山奥のグラウンドに最新機器
SNS情報発信&データ計測で選手急成長
全国有数の激戦区・神奈川で頻繁に8強進出を果たしている新興勢力・立花学園。山奥の専用グラウンドに最新機器を整備し、ICT(インフォメーション&コミュニケーションテクノロジー)野球で虎視眈々と頂点を狙う。
(2021年2月号掲載)
■数値化で選手のやる気を刺激
立花学園の練習グラウンド(足柄上郡大井町)は、学校校舎(足柄上郡松田町)から車で約20分の場所にある。県道から車一台が通れるほどの幅の山道を登っていくと、野球場と選手寮が見えてくる。ここが立花学園の「練習基地」だ。
12月の取材日には紅白戦が行われていたが、グラウンド、スタンドのあちこちに普通の野球部とは違う光景が散見された。バックネット裏スタンドには動画撮影のビデオが設置されていた。そのシーンはどの高校でも一般的だが、ビデオの前では選手たちが試合実況と解説をしていた。その音声は映像に乗せて保護者らにyoutube公開(限定)されていた。さらにスタンドにはスピードガンが置かれ、控え選手たちがストップウォッチを片手にベース間走塁計測をしている。
グラウンドに目を移せば、マウンドとホーム間に球速・球質測定器「ラプソード」が設置されている。練習内容によってはドローンを飛ばして動きを上空から確認する日もあるという。志賀正啓監督は「機材を用意すれば今の選手たちは自分たちで使って、どんどん覚えていきます。数値を示すことで選手たちはやる気になっていくのです」と見守る。
■150キロプロジェクト
スタンドでは、吉田大育コーチがスマホ片手に動画を簡易編集しツイッター(立花学園野球部公式アカウント)で発信していた。立花学園では野球部の情報発信のために、志賀監督、吉田コーチがツイート。練習の様子や野球部のイベントなどを公開している。マネージャーブログは、コーチの検閲後に公開する仕組みになっている。

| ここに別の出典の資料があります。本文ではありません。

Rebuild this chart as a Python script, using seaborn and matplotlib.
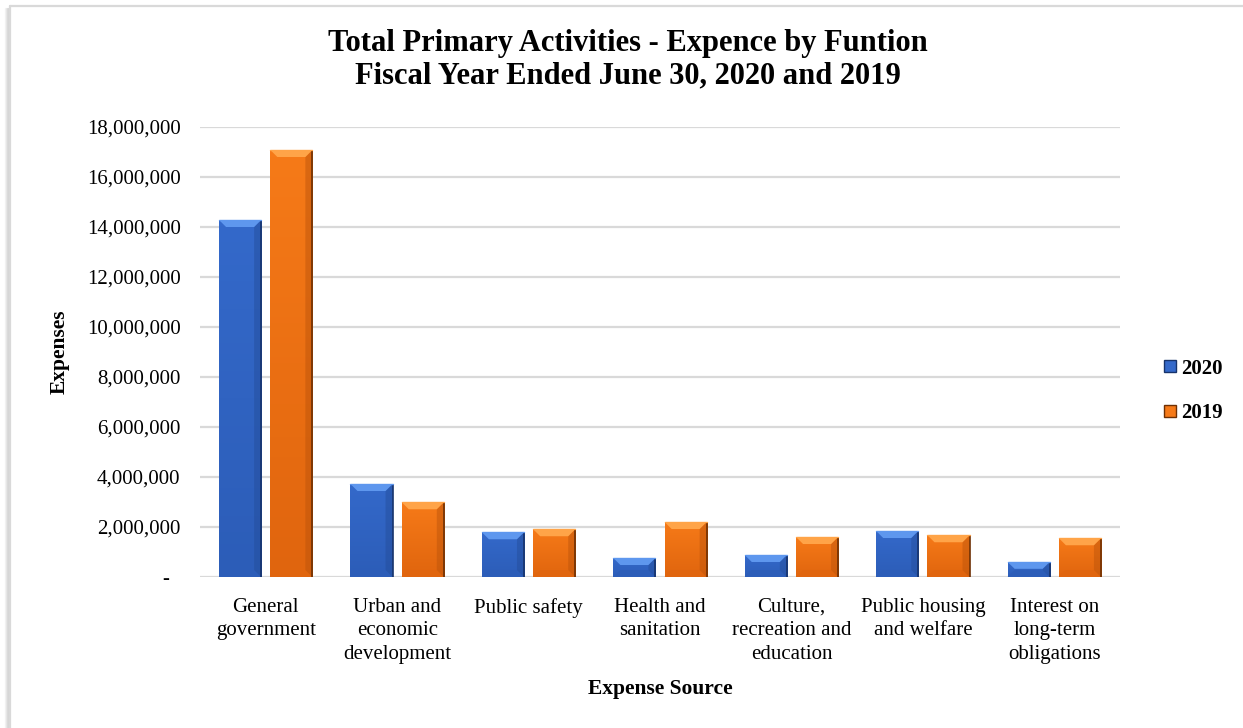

吉田コーチは「ここは横浜からも離れていますし、練習場が山奥なのでなかなか観てもらえる機会がありません。私たち指導者がSNSで発信することで全国の方々から『いいね』を押してもらえるので、『いいね』の数が選手たちの励みになっています。SNSを開始してから約2年が経過していますが、選手やチームに明るい変化が見られています」と効果を説く。
12月11日のツイートは「(投手の)永島田がまたMAXを更新しました。147キロ!150キロまであと3キロ!#150キロプロジェクト」。豪腕・永島田輝斗(2年)が自身の記録を更新したことを伝えた。ダブルエースの小林爾(2年)のストレートも140キロを超え、両右腕は春・夏大会に照準を合わせる。
■野球部としての伝統固辞
立花学園のチーム改革は、2017年に志賀監督が就任したときから始まった。指揮官をサポートするのは、OBの吉田コーチ。若き指導者コンビによって、“常識破り”な作戦が次々に実行されている。それを許可する学園の器の大きさも見逃せない。
チームは最近4年間で4度のベスト8入り。敗れた相手は、神奈川トップ格の強豪ばかりだ。ICTを駆使する野球部だが、その一方で挨拶・礼儀などの規律も徹底。新しきを取り入れる一方で、野球部としての伝統も守っている。立花学園の横断幕は「I’m so exited!! ワクワクしてる??」と問いかける。
志賀監督は「これまでとは違った方法で甲子園にたどり着くことに意味がある。データやSNSは勝つためのツール。高校野球に革命を起こしたいです」と話す。立花学園のSNSが「甲子園初出場!」を報告する日は遠くないかもしれない。